Why? Aren't we eating at the mall?
It's so the dogs can find us.
I took a quick trip to the mall the other day because there's a store there that has my size. Every three months I have to replace the cheap pair of pants they sold me the last time. I think they're actually made of the scratch-off stuff you find on lottery tickets, but they fit. I thought I'd park in the East Ramp for easy access, and I immediately recalled the problem of the mall's parking ramp: Every space is always taken. You troll around the first floor, and you are filled with a strange anger: "Why are you people still shopping? You should have enough by now."

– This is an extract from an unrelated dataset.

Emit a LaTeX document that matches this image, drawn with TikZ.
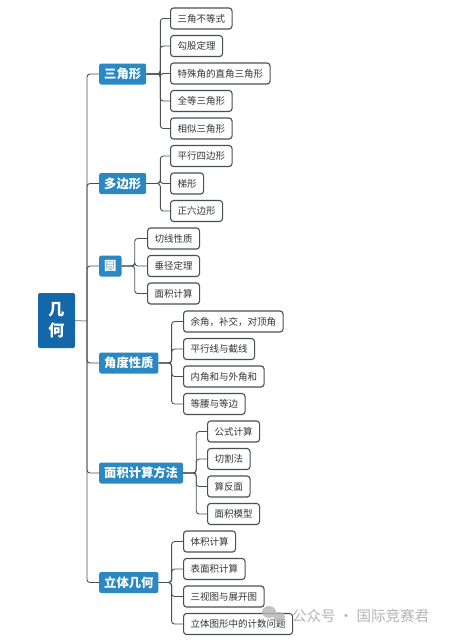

Hey — there's someone walking to her car! You follow, because suddenly stalking is A-OK, and you see another car in the distance. "Don't even think about it, pal. I had a lock on this one before you saw her." The pedestrian boop-boops her alarm, opens the trunk, puts in the bags, shuts the lid — and WALKS BACK TO THE MALL. Gah. If you're going back, if you're not leaving, you should be walking through the ramp with orange sticks in both hands, pointing people away from your car so they don't get their hopes up. You drive on, and as you pass the waiting car that was once your sworn enemy, you exchange a rueful nod, like a World War I fighter ace saluting a noble adversary. Perhaps we shall meet again, mon ami.
Ah, there's a family coming down the row. Mom pushing a stroller, Dad carrying a little kid — a happy afternoon in the amusement park, no doubt. For a moment the parking woes melt away, and you recall taking your child to Camp Snoopy. Her bright smile on the roller coaster. That look of delicious fright on the ride that went up and came down with jerky bumps. A long-ago day she'll never recall. Why can't they remember these things? Why are the earliest memories like water poured on sand, swallowed without a trace?
AND WHY IS IT TAKING YOU SO LONG TO PUT A STROLLER IN THE TRUNK?